Yes exactly, so under Anarchy people would be free like the people of Bahrain. No interfering world government there oppressing the people. So on a world scale we can think of the United States as a private Corporation that generously provides the fifth fleet for free in order to defined democracy in Bahrain and the other Sunni Gulf democracies.
#14413663
In a stable anarchy, prevailing social norms would have to include an agreed form of peaceful dispute resolution. That common norm, existing in one form under government, is the only "feature" of government necessary to ensure stability and peace.

Beyond that, the shape of the anarchic society, just as with a democratic one, of course, depends on the values of its members.

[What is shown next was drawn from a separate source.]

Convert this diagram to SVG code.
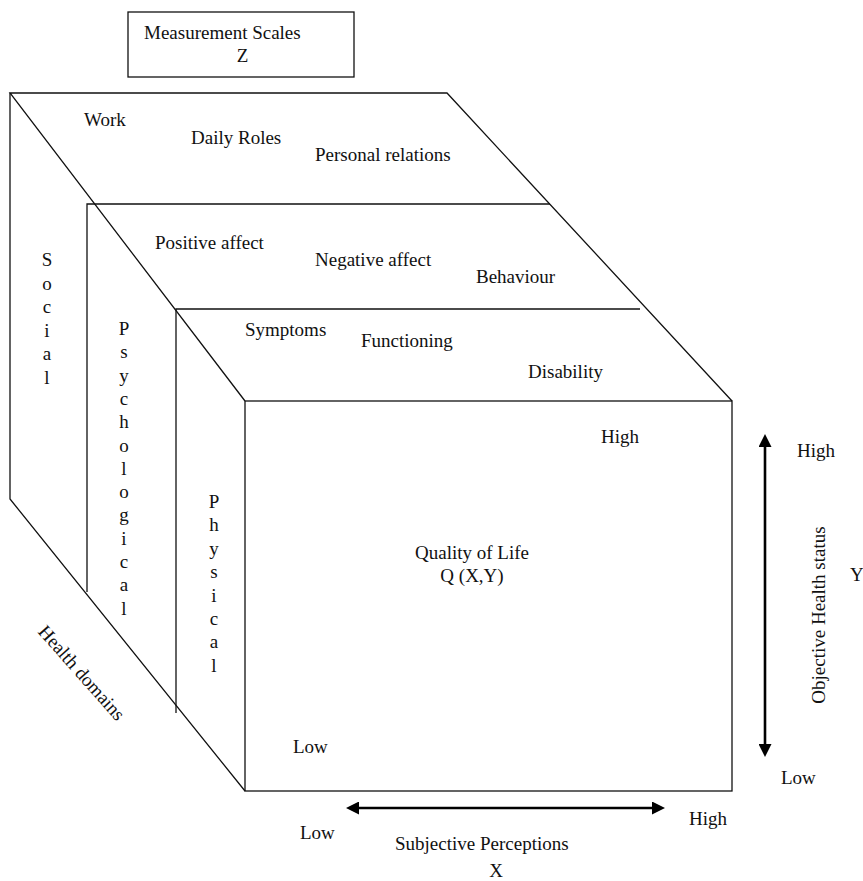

The one I am advocating is based around the Non Aggression Principle, resulting in respect for private property rights as the core political value, but allowing a virtually infinite range of non-political values to be expressed. People can be Christian, Muslim, Jewish or atheist. Deeply socially conservative or libertines. Highly atomically individualistic or possessing of strong communitarian commitments.


If you start with a traditional Islamic society and add government, you get Bahrain (or worse). But if you start with the sentiments of modern liberal democracies, there is no reason to expect anything dystopian.